Shop Solutions: May 2008
Installing Cam Bearings In Vintage Engines
I have found that building vintage engines can be fun and also challenging, especially the very early engines where assembly information was somewhat limited. Here is a suggestion that may be helpful when installing cam bearings in vintage engines: Save the old cam bearings, especially if the engine will be apart for an extended period of time.
When it comes time to install new cam bearings, you may forget how the oil holes line up in the block. My suggestion is to machine the old cam bearing on a sanding belt slightly for a slip fit. Place the bearing back into the block where it lines up properly. This should remove any doubt as to where the new bearing should be located, without ruining a costly new bearing.
Works for me, hope it does the same for you.
Thanks for a great magazine and Web information.
Stieve’s Speed & Auto
Removing Pipe Plugs From Cylinder Blocks And Heads
When removing pipe plugs from blocks and cylinder heads with a female square drive, I use the largest torx bit that I can drive into the plug with a hammer. The shock of driving it in breaks the plug loose and the Torx bit bites really well. Sometimes heat is still required. This works 99.5% of the time.
Spark Plug Tube Leak Repair
Here’s one of those things that you hardly ever think about, but every once in a while it will bite you in the behind. This is leaking spark plug tubes. More and more manufacturers are using them on overhead cam engines where the spark plug is located in the center of the head and a single cam cover is used to contain oil in the engine. At the factory the tubes are pressed into place as the head travels down the production line. A few drops of sealant are applied to the tube and then it is shoved into place.
Where we see a problem is when the head comes in for machining and there is a leaker that we don’t know about, and the customer may not know about it either. We do normal disassembly and cleaning processes to get the head ready for machining. Because the tubes are press fit, almost any thermal cleaning technique may degrade the seal to a point where the tubes may actually fall out, which is not a good thing.

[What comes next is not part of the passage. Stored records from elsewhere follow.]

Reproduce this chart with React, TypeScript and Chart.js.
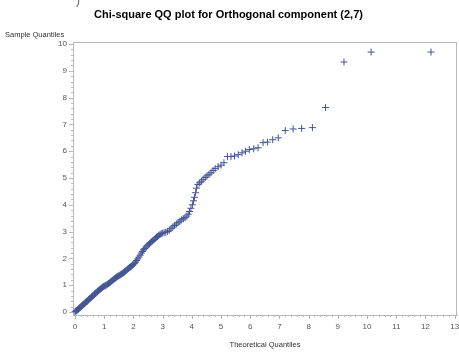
import { useEffect, useRef } from "react";
import { Chart, registerables } from "chart.js";

Chart.register(...registerables);

const chartTitle = "Chi-square QQ plot for Orthogonal component (2,7)";
const xAxisTitle = "Theoretical Quantiles";
const yAxisTitle = "Sample Quantiles";

const xTickValues = [0, 1, 2, 3, 4, 5, 6, 7, 8, 9, 10, 11, 12, 13];
const yTickValues = [0, 1, 2, 3, 4, 5, 6, 7, 8, 9, 10];

// Chi-square theoretical quantiles (x) against ordered sample quantiles (y)
const theoreticalQuantiles = [
  0.0, 0.02, 0.05, 0.07, 0.1, 0.12, 0.15, 0.17, 0.2, 0.22, 0.25, 0.27, 0.3, 0.32, 0.35, 0.37,
  0.4, 0.42, 0.45, 0.47, 0.5, 0.52, 0.55, 0.57, 0.6, 0.62, 0.65, 0.67, 0.7, 0.72, 0.75, 0.77,
  0.8, 0.82, 0.85, 0.87, 0.9, 0.92, 0.95, 0.97, 1.0,
  1.03, 1.06, 1.09, 1.12, 1.15, 1.18, 1.21, 1.24, 1.27, 1.3, 1.33, 1.36, 1.39, 1.42, 1.45, 1.48,
  1.51, 1.54, 1.57, 1.6, 1.63, 1.66, 1.69, 1.72, 1.75, 1.78, 1.81, 1.84, 1.87, 1.9, 1.93, 1.96, 1.99,
  2.03, 2.07, 2.11, 2.15, 2.19, 2.23, 2.27, 2.31, 2.35, 2.39, 2.43, 2.47, 2.51, 2.55, 2.59, 2.63,
  2.67, 2.71, 2.75, 2.79, 2.83, 2.87, 2.91, 2.95, 2.99,
  3.05, 3.11, 3.17, 3.23, 3.29, 3.35, 3.41, 3.47, 3.53, 3.59, 3.65, 3.71, 3.77, 3.83, 3.88,
  3.92, 3.97, 4.02, 4.06, 4.09, 4.13, 4.16, 4.21, 4.27, 4.33, 4.39, 4.46, 4.52, 4.59, 4.66, 4.73,
  4.8, 4.9, 5.0, 5.1, 5.22, 5.34, 5.46, 5.59, 5.72, 5.84, 5.97, 6.12, 6.27, 6.44, 6.59, 6.77,
  6.96, 7.2, 7.47, 7.76, 8.13, 8.58, 9.21, 10.14, 12.19,
];

const sampleQuantiles = [
  0.0, 0.03, 0.05, 0.06, 0.09, 0.12, 0.14, 0.17, 0.19, 0.22, 0.24, 0.26, 0.29, 0.31, 0.34, 0.37,
  0.39, 0.41, 0.44, 0.47, 0.49, 0.51, 0.54, 0.57, 0.59, 0.61, 0.64, 0.67, 0.69, 0.71, 0.74, 0.77,
  0.79, 0.81, 0.84, 0.86, 0.88, 0.9, 0.93, 0.95, 0.96,
  0.98, 1.0, 1.01, 1.04, 1.06, 1.09, 1.11, 1.14, 1.17, 1.19, 1.22, 1.25, 1.27, 1.3, 1.32, 1.34,
  1.36, 1.38, 1.4, 1.42, 1.44, 1.47, 1.49, 1.52, 1.55, 1.58, 1.61, 1.63, 1.66, 1.68, 1.71, 1.74, 1.77,
  1.81, 1.86, 1.92, 1.98, 2.05, 2.12, 2.2, 2.26, 2.32, 2.37, 2.42, 2.47, 2.51, 2.55, 2.59, 2.63,
  2.67, 2.71, 2.75, 2.79, 2.82, 2.86, 2.89, 2.92, 2.94,
  2.96, 2.98, 3.01, 3.05, 3.11, 3.17, 3.23, 3.28, 3.33, 3.39, 3.44, 3.48, 3.52, 3.58, 3.65,
  3.75, 3.87, 4.0, 4.15, 4.28, 4.45, 4.62, 4.76, 4.82, 4.88, 4.95, 5.02, 5.08, 5.14, 5.2, 5.28,
  5.35, 5.42, 5.48, 5.57, 5.8, 5.8, 5.82, 5.87, 5.94, 6.0, 6.06, 6.09, 6.13, 6.32, 6.34, 6.43,
  6.5, 6.77, 6.83, 6.85, 6.88, 7.63, 9.33, 9.7, 9.7,
];

const FONT_FAMILY = '"Liberation Sans", Arial, Helvetica, sans-serif';
const MARKER_COLOR = "#445694";
const FRAME_COLOR = "#b8b8b8";
const TICK_TEXT_COLOR = "#555555";

// Frame (top/right edges), major/minor tick marks and the horizontal y-axis caption
const frameAndTicks = {
  id: "frameAndTicks",
  afterDraw(chart: any) {
    const { ctx, chartArea, scales } = chart;
    const { left, right, top, bottom } = chartArea;
    const xs = scales.x;
    const ys = scales.y;
    ctx.save();
    ctx.strokeStyle = FRAME_COLOR;
    ctx.lineWidth = 1;
    ctx.beginPath();
    ctx.moveTo(left, Math.round(top) + 0.5);
    ctx.lineTo(right, Math.round(top) + 0.5);
    ctx.moveTo(Math.round(right) - 0.5, top);
    ctx.lineTo(Math.round(right) - 0.5, bottom);
    ctx.stroke();

    const lastX = xTickValues[xTickValues.length - 1];
    ctx.beginPath();
    for (let i = 0; i <= lastX * 5; i++) {
      const px = Math.round(xs.getPixelForValue(i / 5)) + 0.5;
      const len = i % 5 === 0 ? 4 : 2;
      ctx.moveTo(px, bottom);
      ctx.lineTo(px, bottom + len);
    }
    const lastY = yTickValues[yTickValues.length - 1];
    for (let i = 0; i <= lastY * 5; i++) {
      const py = Math.round(ys.getPixelForValue(i / 5)) + 0.5;
      const len = i % 5 === 0 ? 4 : 2;
      ctx.moveTo(left, py);
      ctx.lineTo(left - len, py);
    }
    ctx.stroke();

    ctx.fillStyle = "#333333";
    ctx.font = `7.5px ${FONT_FAMILY}`;
    ctx.textAlign = "left";
    ctx.textBaseline = "middle";
    ctx.fillText(yAxisTitle, 5, 35);

    ctx.fillStyle = "#666666";
    ctx.font = `12px ${FONT_FAMILY}`;
    ctx.textBaseline = "alphabetic";
    ctx.fillText(")", 76, 4);
    ctx.restore();
  },
};

export default function App() {
  const canvasRef = useRef<HTMLCanvasElement | null>(null);

  useEffect(() => {
    const canvas = canvasRef.current;
    if (!canvas) return;
    const points = theoreticalQuantiles.map((x, i) => ({ x, y: sampleQuantiles[i] }));

    const chart = new Chart(canvas, {
      type: "scatter",
      data: {
        datasets: [
          {
            data: points,
            pointStyle: "cross",
            pointRadius: 3.5,
            pointHoverRadius: 3.5,
            borderWidth: 1,
            borderColor: MARKER_COLOR,
            backgroundColor: MARKER_COLOR,
            clip: false,
          } as any,
        ],
      },
      options: {
        responsive: false,
        animation: false,
        devicePixelRatio: 1,
        layout: { padding: { top: 0, left: 0, right: 10, bottom: 0 } },
        plugins: {
          legend: { display: false },
          tooltip: { enabled: false },
          title: {
            display: true,
            text: chartTitle,
            color: "#000000",
            font: { family: FONT_FAMILY, size: 11, weight: "bold" },
            padding: { top: 8.4, bottom: 20.4 },
          },
        },
        scales: {
          x: {
            type: "linear",
            min: -0.068,
            max: 13.08,
            afterFit: (scale: any) => {
              scale.height = 39;
            },
            afterBuildTicks: (scale: any) => {
              scale.ticks = xTickValues.map((v) => ({ value: v }));
            },
            grid: { display: false, drawTicks: false },
            border: { display: true, color: FRAME_COLOR, width: 1 },
            ticks: {
              autoSkip: false,
              maxRotation: 0,
              padding: 7,
              color: TICK_TEXT_COLOR,
              font: { family: FONT_FAMILY, size: 8 },
              callback: (v: any) => String(v),
            },
            title: {
              display: true,
              text: xAxisTitle,
              color: "#333333",
              font: { family: FONT_FAMILY, size: 7.5 },
              padding: { top: 0, bottom: 4.5 },
            },
          },
          y: {
            type: "linear",
            min: -0.112,
            max: 10.075,
            afterFit: (scale: any) => {
              scale.width = 73;
            },
            afterBuildTicks: (scale: any) => {
              scale.ticks = yTickValues.map((v) => ({ value: v }));
            },
            grid: { display: false, drawTicks: false },
            border: { display: true, color: FRAME_COLOR, width: 1 },
            ticks: {
              autoSkip: false,
              padding: 6,
              color: TICK_TEXT_COLOR,
              font: { family: FONT_FAMILY, size: 8 },
              callback: (v: any) => String(v),
            },
          },
        },
      },
      plugins: [frameAndTicks],
    });

    return () => chart.destroy();
  }, []);

  return (
    <div
      style={{
        position: "absolute",
        left: 0,
        top: 0,
        width: 459,
        height: 354,
        overflow: "hidden",
        background: "#ffffff",
      }}
    >
      <canvas ref={canvasRef} width={467} height={354} style={{ display: "block" }} />
    </div>
  );
}
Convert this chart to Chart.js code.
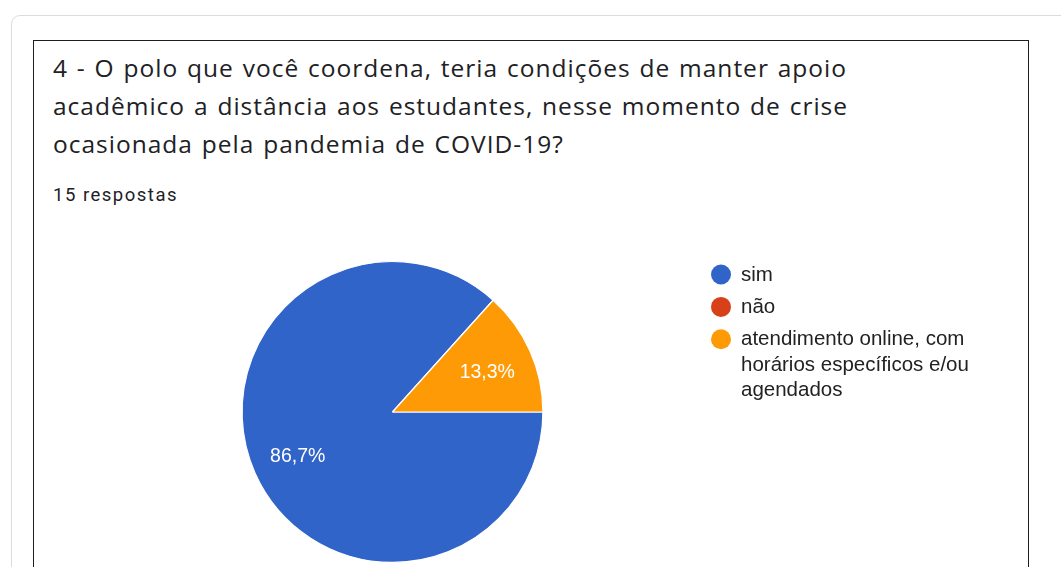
<!DOCTYPE html>
<html lang="pt-BR">
<head>
<meta charset="utf-8">
<title>Respostas - pergunta 4</title>
<script src="https://cdn.jsdelivr.net/npm/chart.js@4/dist/chart.umd.min.js"></script>
<style>
  html, body { margin: 0; padding: 0; background: #fff; }
  body { width: 1061px; height: 567px; position: relative; overflow: hidden; }
  .card {
    position: absolute; left: 11px; top: 15px; width: 1100px; height: 600px;
    border: 1px solid #dcdcdc; border-radius: 9px; box-sizing: border-box;
  }
  .panel {
    position: absolute; left: 33px; top: 40px; width: 996px; height: 600px;
    border: 1.5px solid #1e1e1e; box-sizing: border-box; border-bottom: none;
  }
  .question {
    position: absolute; left: 53px; top: 49px; margin: 0;
    font-family: "Open Sans", sans-serif; font-size: 24.5px; font-weight: 400;
    line-height: 38px; color: #202124; letter-spacing: 1px; word-spacing: 1.5px;
    white-space: nowrap;
  }
  .count {
    position: absolute; left: 53px; top: 184px; margin: 0;
    font-family: Roboto, sans-serif; font-size: 18.5px; line-height: 22px; color: #202124;
    letter-spacing: 1.5px; white-space: nowrap;
  }
  #chartBox { position: absolute; left: 34px; top: 210px; width: 994px; height: 357px; }
</style>
</head>
<body>
<div class="card"></div>
<div class="panel"></div>
<p class="question">4 - O polo que você coordena, teria condições de manter apoio<br>acadêmico a distância aos estudantes, nesse momento de crise<br>ocasionada pela pandemia de COVID-19?</p>
<p class="count">15 respostas</p>
<div id="chartBox"><canvas id="pie" width="994" height="357"></canvas></div>

<script>
// Answer options (multi-line labels are arrays of lines)
const categories = [
  'sim',
  'não',
  ['atendimento online, com', 'horários específicos e/ou', 'agendados']
];
// Number of answers per option (15 in total)
const answerCounts = [13, 0, 2];
const sliceColors = ['#3164c8', '#d8401a', '#fd9a05'];

const total = answerCounts.reduce((a, b) => a + b, 0);
const sliceFont = '19.5px "Liberation Sans", Arial, sans-serif';
const legendFont = '20.5px "Liberation Sans", Arial, sans-serif';

// Percent labels inside the slices, Brazilian decimal comma
const sliceLabels = {
  id: 'sliceLabels',
  afterDatasetsDraw(chart) {
    const ctx = chart.ctx;
    const meta = chart.getDatasetMeta(0);
    ctx.save();
    ctx.font = sliceFont;
    ctx.fillStyle = '#ffffff';
    ctx.textAlign = 'center';
    ctx.textBaseline = 'middle';
    meta.data.forEach((arc, i) => {
      const v = answerCounts[i];
      if (!v) return;
      const { x, y, startAngle, endAngle, outerRadius } = arc.getProps(['x', 'y', 'startAngle', 'endAngle', 'outerRadius'], true);
      const mid = (startAngle + endAngle) / 2;
      const r = outerRadius * 0.69;
      const txt = (v / total * 100).toFixed(1).replace('.', ',') + '%';
      ctx.fillText(txt, x + Math.cos(mid) * r, y + Math.sin(mid) * r + 2.5);
    });
    ctx.restore();
  }
};

// Legend on the right with round markers and wrapped labels
const sideLegend = {
  id: 'sideLegend',
  afterDraw(chart) {
    const ctx = chart.ctx;
    const left = 687, top = 64.5, itemGap = 32.4, lineGap = 25.5;
    ctx.save();
    ctx.font = legendFont;
    ctx.textBaseline = 'alphabetic';
    ctx.textAlign = 'left';
    let y = top;
    categories.forEach((label, i) => {
      const lines = Array.isArray(label) ? label : [label];
      ctx.fillStyle = sliceColors[i];
      ctx.beginPath();
      ctx.arc(left, y, 10, 0, Math.PI * 2);
      ctx.fill();
      ctx.fillStyle = '#222222';
      lines.forEach((ln, k) => ctx.fillText(ln, left + 20, y + 6 + k * lineGap));
      y += itemGap + (lines.length - 1) * lineGap;
    });
    ctx.restore();
  }
};

new Chart(document.getElementById('pie'), {
  type: 'pie',
  data: {
    labels: categories,
    datasets: [{
      data: answerCounts,
      backgroundColor: sliceColors,
      borderColor: '#ffffff',
      borderWidth: 1.2
    }]
  },
  options: {
    responsive: false,
    animation: false,
    rotation: 90,
    layout: { padding: { left: 207, right: 484, top: 51, bottom: 4 } },
    plugins: {
      legend: { display: false },
      tooltip: { enabled: false }
    }
  },
  plugins: [sliceLabels, sideLegend]
});
</script>
</body>
</html>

The process at my shop is to use a vacuum pump to check the tube’s seal. First, the head must be clean and dry. A spark plug or rubber stopper must be inserted into the plug hole to prevent vacuum loss, and a rubber faced plate adapter is connected to the vacuum source over the spark plug tube. We check to see if the tube will hold vacuum for at least 10-15 seconds. If the pressure drops, or rises in this case, then we have a leaker. While the tube is under vacuum, we apply an after torque sealant around the tube and keep the vacuum on for two or three minutes to pull the low viscosity sealant into the voids around the tube.
Taking a couple of minutes to check this type of fault can add to your job time, but it is certainly preferable to removing the cylinder head a second time. In addition, if this was a problem when the head came in, you can now turn it into a profit center and also keep your customer happy.
John G. Edwards
Costa Mesa R & D Automotive Machine Shop
Costa Mesa, CA
RE: Debunking the 10 X 10 Crankshaft Myth for Customers
As a retired crank shop owner, I really enjoyed this article (Engine Builder Shop Solutions, March 2008) and was glad to see someone tackle the subject to clear up the myth. You are 100 percent correct that grinding a crank undersize only reduces strength a small amount. Additionally, I think I can clear up some of the origin of this myth.
First of all, in normal use or even high performance use, a used crankshaft will not “clean up” to standard specifications and will usually have to be ground to .010˝ undersize. The crankshaft has then remained 98+ percent as strong as new. The problem arises when “spinning” or “hammering” (knocking) a bearing. The crank will not clean up at .010˝ and must be ground down to .020˝ or more. A spun or hammered journal causes a crack in the majority of cases, even though it might not appear to be badly damaged.
In order to detect a crack, the crank must be crack checked or “magnafluxed.” Some crank rebuilders do not crack check their product and depend upon the “law of averages.”
The backyard mechanic/racer was right when he found that crankshafts ground past .010˝ would have a tendency to break, assuming it was because of the reduction in strength and not aware that it was cracked already when it came from the crank repair shop.
Like any other machine in an engine shop, a wet system crank checking set-up is only as good as its operator and only works if it is turned on.